A “Globalização” e as
transformações pelas quais o mundo passou a partir da década de 1990 impôs mais
ainda, com muita força, a importância da análise geopolítica para compreender
toda a dinâmica de um mundo que se movia conectado, e a virtualidade das novas
tecnologias, via internet, acelerava a importância de se compreendermos essas
mudanças, acompanhá-las e nos adequarmos a elas. Nunca a necessidade do
conhecimento estratégico se tornou tão importante, não somente para os estados
maiores, como falava Lacoste. Nos negócios, nos embates cada vez mais
corriqueiros de um mundo multipolar, nas alterações das alianças globais e dos
surgimentos dos blocos regionais, nas guerras travadas não somente pelos
métodos tradicionais, mas até mesmo no âmbito da Organização Mundial do
Comércio. Planejamento, estratégia, habilidades políticas, domínio do terreno
em que se está atuando, capacidade de conhecer o seu adversário, oponente ou
concorrente, por tudo isso, e muito mais, o milenar livro de Sun Tsu, “A Arte
da Guerra”, constituiu-se em um best-seller. E, assim, no âmbito da Geografia, das
Relações Internacionais e da Ciência Política, o entendimento da Geopolítica e
das teorias clássicas dos mais importantes geopolíticos, teóricos ou
estrategistas, se tornou nos dias atuais essencial.
Por tudo isso, o
conhecimento se tornou uma arma vital no mundo contemporâneo. Seguindo-se os
ensinamentos de Sun Tsu, se perceberá a importância disso. É preciso
conhecer-se a si mesmo, mas isso não será suficiente se não conheceres teu
oponente. Isso se aplica nos mundos dos negócios, e, principalmente, na guerra.

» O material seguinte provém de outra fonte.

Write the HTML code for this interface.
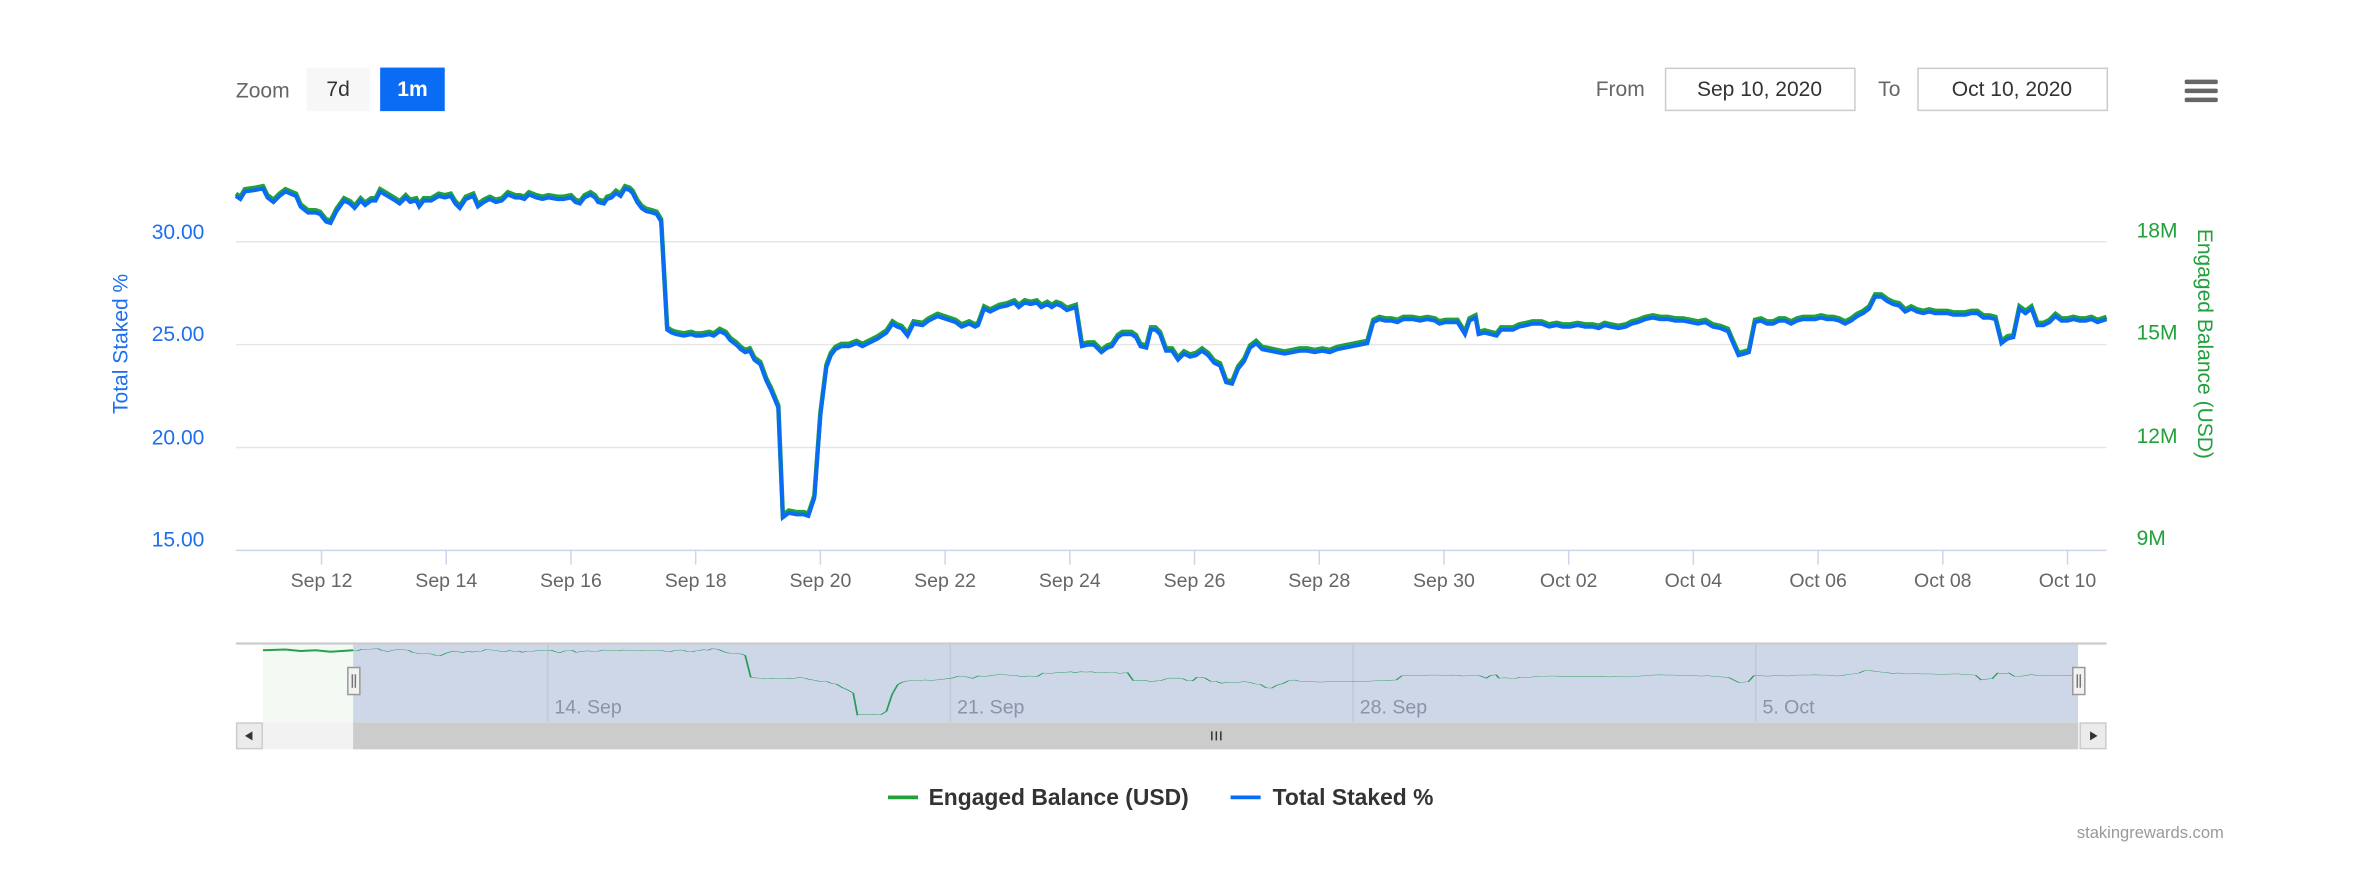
<!DOCTYPE html>
<html><head><meta charset="utf-8"><style>
html,body{margin:0;padding:0;background:#fff;}
svg{display:block;font-family:"Liberation Sans",Arial,sans-serif;}
</style></head><body>
<svg width="2356" height="880" viewBox="0 0 1568 586" preserveAspectRatio="none" xmlns="http://www.w3.org/2000/svg">
<defs>
<polyline id="d" fill="none" points="157,130 160,132 163,127 170,126 175,125 178,131 182,134 186,130 190,127 197,130 200,137 205,141 210,141 213,142 217,147 220,148 224,140 229,133 233,135 236,138 240,133 243,136 247,133 250,133 253,127 258,130 263,133 266,135 270,131 273,134 277,133 279,137 282,133 287,133 292,130 296,131 300,130 303,135 306,138 310,132 315,130 318,137 322,134 326,132 330,134 334,133 338,129 343,131 346,131 349,132 352,129 357,131 361,132 365,131 371,132 375,132 380,131 383,134 386,135 389,131 393,129 396,131 398,134 402,135 404,132 407,131 410,128 413,130 416,125 419,126 421,128 424,134 427,138 430,140 434,141 437,142 440,147 444,219 447,221 450,222 455,223 460,222 463,223 467,223 472,222 475,223 479,220 483,222 486,226 490,229 493,232 496,234 499,233 502,239 506,242 510,253 513,259 518,271 521,344 525,341 530,342 535,342 538,343 542,331 546,276 550,244 553,236 556,232 560,230 565,230 570,228 574,230 578,228 584,225 590,221 594,215 597,217 600,218 604,223 608,215 614,216 618,213 624,210 630,212 636,214 640,217 645,215 649,217 651,216 655,205 659,207 665,204 670,203 675,201 678,204 682,201 686,202 690,201 693,204 697,202 700,204 703,202 706,203 710,206 716,204 720,230 724,229 728,229 733,234 737,231 740,230 744,224 747,222 750,222 753,222 756,224 759,230 763,231 766,219 769,219 772,222 776,233 780,233 784,239 788,235 792,237 796,236 800,233 804,236 808,241 812,243 816,254 820,255 824,245 828,240 832,231 836,228 840,232 845,233 850,234 855,235 860,234 865,233 870,233 875,234 880,233 885,234 890,232 895,231 900,230 905,229 910,228 914,214 918,212 922,213 926,213 930,214 934,212 940,212 945,213 950,212 955,213 958,215 962,214 966,214 970,214 975,222 978,213 982,211 984,222 988,221 992,222 996,223 999,219 1003,219 1007,219 1011,217 1016,216 1020,215 1026,215 1031,217 1036,216 1040,217 1045,217 1050,216 1055,217 1060,217 1064,218 1068,216 1072,217 1077,218 1082,217 1086,215 1090,214 1095,212 1100,211 1105,212 1110,212 1115,213 1120,213 1125,214 1130,215 1135,214 1140,217 1145,218 1150,220 1153,227 1157,236 1161,235 1164,234 1168,214 1172,213 1176,215 1180,215 1184,213 1188,213 1192,215 1196,213 1200,212 1204,212 1208,212 1212,211 1216,212 1220,212 1224,213 1228,215 1232,213 1236,210 1240,208 1244,205 1248,197 1252,197 1256,200 1260,202 1264,203 1268,207 1272,205 1276,207 1280,208 1284,207 1288,208 1292,208 1296,208 1300,209 1304,209 1308,209 1312,208 1316,208 1320,211 1324,211 1328,212 1332,228 1336,225 1340,224 1344,205 1348,208 1352,205 1356,216 1360,216 1364,214 1368,210 1372,213 1376,213 1380,212 1384,213 1388,213 1392,212 1396,214 1402,212"/>
</defs>
<!-- header -->
<text x="157" y="65" font-size="14" fill="#666">Zoom</text>
<rect x="204" y="45" width="42" height="29" fill="#f7f7f7"/>
<text x="225" y="64" font-size="14" fill="#333" text-anchor="middle">7d</text>
<rect x="253" y="45" width="43" height="29" fill="#0a6cf5"/>
<text x="274.5" y="64" font-size="14" fill="#fff" font-weight="bold" text-anchor="middle">1m</text>
<text x="1062" y="64" font-size="14" fill="#666">From</text>
<rect x="1108.5" y="45.5" width="126" height="28" fill="#fff" stroke="#ccc"/>
<text x="1171" y="64" font-size="14" fill="#333" text-anchor="middle">Sep 10, 2020</text>
<text x="1250" y="64" font-size="14" fill="#666">To</text>
<rect x="1276.5" y="45.5" width="126" height="28" fill="#fff" stroke="#ccc"/>
<text x="1339" y="64" font-size="14" fill="#333" text-anchor="middle">Oct 10, 2020</text>
<g fill="#666"><rect x="1454" y="53" width="22" height="3" rx="1"/><rect x="1454" y="59" width="22" height="3" rx="1"/><rect x="1454" y="65" width="22" height="3" rx="1"/></g>
<!-- grid -->
<g stroke="#e6e6e6" stroke-width="1">
<line x1="157" y1="161" x2="1402" y2="161"/>
<line x1="157" y1="229.5" x2="1402" y2="229.5"/>
<line x1="157" y1="298" x2="1402" y2="298"/>
</g>
<line x1="157" y1="366.5" x2="1402" y2="366.5" stroke="#ccd6eb"/>
<g stroke="#ccd6eb">
<line x1="214" y1="366" x2="214" y2="376"/><line x1="297" y1="366" x2="297" y2="376"/><line x1="380" y1="366" x2="380" y2="376"/><line x1="463" y1="366" x2="463" y2="376"/><line x1="546" y1="366" x2="546" y2="376"/><line x1="629" y1="366" x2="629" y2="376"/><line x1="712" y1="366" x2="712" y2="376"/><line x1="795" y1="366" x2="795" y2="376"/><line x1="878" y1="366" x2="878" y2="376"/><line x1="961" y1="366" x2="961" y2="376"/><line x1="1044" y1="366" x2="1044" y2="376"/><line x1="1127" y1="366" x2="1127" y2="376"/><line x1="1210" y1="366" x2="1210" y2="376"/><line x1="1293" y1="366" x2="1293" y2="376"/><line x1="1376" y1="366" x2="1376" y2="376"/>
</g>
<g font-size="13" fill="#666" text-anchor="middle">
<text x="214" y="391">Sep 12</text><text x="297" y="391">Sep 14</text><text x="380" y="391">Sep 16</text><text x="463" y="391">Sep 18</text><text x="546" y="391">Sep 20</text><text x="629" y="391">Sep 22</text><text x="712" y="391">Sep 24</text><text x="795" y="391">Sep 26</text><text x="878" y="391">Sep 28</text><text x="961" y="391">Sep 30</text><text x="1044" y="391">Oct 02</text><text x="1127" y="391">Oct 04</text><text x="1210" y="391">Oct 06</text><text x="1293" y="391">Oct 08</text><text x="1376" y="391">Oct 10</text>
</g>
<g font-size="14" fill="#1e6ff0" text-anchor="end">
<text x="136" y="159">30.00</text><text x="136" y="227">25.00</text><text x="136" y="296">20.00</text><text x="136" y="364">15.00</text>
</g>
<g font-size="14" fill="#22a03c">
<text x="1422" y="158">18M</text><text x="1422" y="226">15M</text><text x="1422" y="295">12M</text><text x="1422" y="363">9M</text>
</g>
<text transform="translate(85,229) rotate(-90)" font-size="14" fill="#1e6ff0" text-anchor="middle">Total Staked %</text>
<text transform="translate(1463,229) rotate(90)" font-size="14" fill="#22a03c" text-anchor="middle">Engaged Balance (USD)</text>
<!-- series -->
<use href="#d" stroke="#22a03c" stroke-width="3" transform="translate(0,-1)"/>
<use href="#d" stroke="#0a6cf5" stroke-width="2.6" transform="translate(0,0.6)"/>
<!-- navigator -->
<rect x="175" y="428" width="60" height="53" fill="#f3f9f3"/>
<rect x="235" y="428" width="1148" height="53" fill="#cdd7e8"/>
<g stroke="#c0c8d8"><line x1="364.5" y1="428" x2="364.5" y2="481"/><line x1="632.5" y1="428" x2="632.5" y2="481"/><line x1="900.5" y1="428" x2="900.5" y2="481"/><line x1="1168.5" y1="428" x2="1168.5" y2="481"/></g>
<g font-size="13" fill="#8a93a8"><text x="369" y="475">14. Sep</text><text x="637" y="475">21. Sep</text><text x="905" y="475">28. Sep</text><text x="1173" y="475">5. Oct</text></g>
<polyline fill="none" stroke="#2aa04a" stroke-width="1.3" points="175,433 190,432.5 200,433.5 210,433 220,434 235,433"/>
<g transform="translate(235,432) scale(0.9221,0.2018) translate(-157,-125)"><use href="#d" stroke="#2a9a5a" stroke-width="1.3" vector-effect="non-scaling-stroke"/></g>
<line x1="157" y1="428.5" x2="1402" y2="428.5" stroke="#ccc" stroke-width="1.5"/>
<g fill="#f2f2f2" stroke="#999"><rect x="231.5" y="444.5" width="8" height="18"/><rect x="1379.5" y="444.5" width="8" height="18"/></g>
<g stroke="#777"><line x1="234.5" y1="449" x2="234.5" y2="458"/><line x1="236.5" y1="449" x2="236.5" y2="458"/><line x1="1382.5" y1="449" x2="1382.5" y2="458"/><line x1="1384.5" y1="449" x2="1384.5" y2="458"/></g>
<!-- scrollbar -->
<rect x="157" y="481" width="1245" height="18" fill="#f2f2f2"/>
<rect x="235" y="481" width="1148" height="18" fill="#cccccc"/>
<rect x="157.5" y="481.5" width="17" height="17" fill="#ebebeb" stroke="#ccc"/>
<rect x="1384.5" y="481.5" width="17" height="17" fill="#ebebeb" stroke="#ccc"/>
<path d="M168,487 L163,490 L168,493Z" fill="#333"/><path d="M1391,487 L1396,490 L1391,493Z" fill="#333"/>
<g stroke="#333"><line x1="806.5" y1="487" x2="806.5" y2="493"/><line x1="809.5" y1="487" x2="809.5" y2="493"/><line x1="812.5" y1="487" x2="812.5" y2="493"/></g>
<!-- legend -->
<line x1="591" y1="531" x2="611" y2="531" stroke="#22a03c" stroke-width="2.5"/>
<text x="618" y="536" font-size="15.2" font-weight="bold" fill="#333">Engaged Balance (USD)</text>
<line x1="819" y1="531" x2="839" y2="531" stroke="#0a6cf5" stroke-width="2.5"/>
<text x="847" y="536" font-size="15.2" font-weight="bold" fill="#333">Total Staked %</text>
<text x="1480" y="558" font-size="11" fill="#999" text-anchor="end">stakingrewards.com</text>
</svg>
</body></html>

Por isso, nos últimos anos se têm valorizado tanto aqueles que se destacam com
capacidades cognitivas e raciocínios rápidos. Assim, para se destacar uma
liderança política, jovens que frequentam escolas com perfis de excelência são
visados para serem cooptados com esse objetivo, bem como aqueles que possuem
qualidades destacadas na relação com as tecnologias modernas, sejam bons
matemáticos e lidem com facilidades com o mundo cibernético. São alvos
potenciais de agências de inteligência, mas também do mundo dos negócios, por
meio das mais destacadas corretoras que atuam no sistema financeiro.
Vemos hoje que não se
busca identificar jovens com capacidade crítica, o conhecimento que se deseja é
aquele que se pode adequar aos objetivos estratégicos, devidamente planejado,
desses setores listados. Essa é uma nova face do capitalismo, do mundo
globalizado, e das disputas no mundo cibernético. Na política, na guerra, nos
negócios.
O mundo passou a ser,
portanto, um campo de disputa global. E, como numa guerra, e é uma guerra, no
entanto, os mesmos mecanismos adotados nos confrontos bélicos, são utilizados
no mundo dos negócios e das finanças. E, na arte da guerra, estratégia e tática
são fundamentais, mas, especialmente, o conhecimento do seu oponente. E para
isso se acentuou no pós-guerra fria, por incrível que pareça, o número de
espiões e ações de espionagem, tanto estatais, como terceirizadas, por meio de
empresas sofisticadas que agem a serviço de grandes corporações e de países. Vamos abordar
alguns elementos do crescimento da espionagem no mundo.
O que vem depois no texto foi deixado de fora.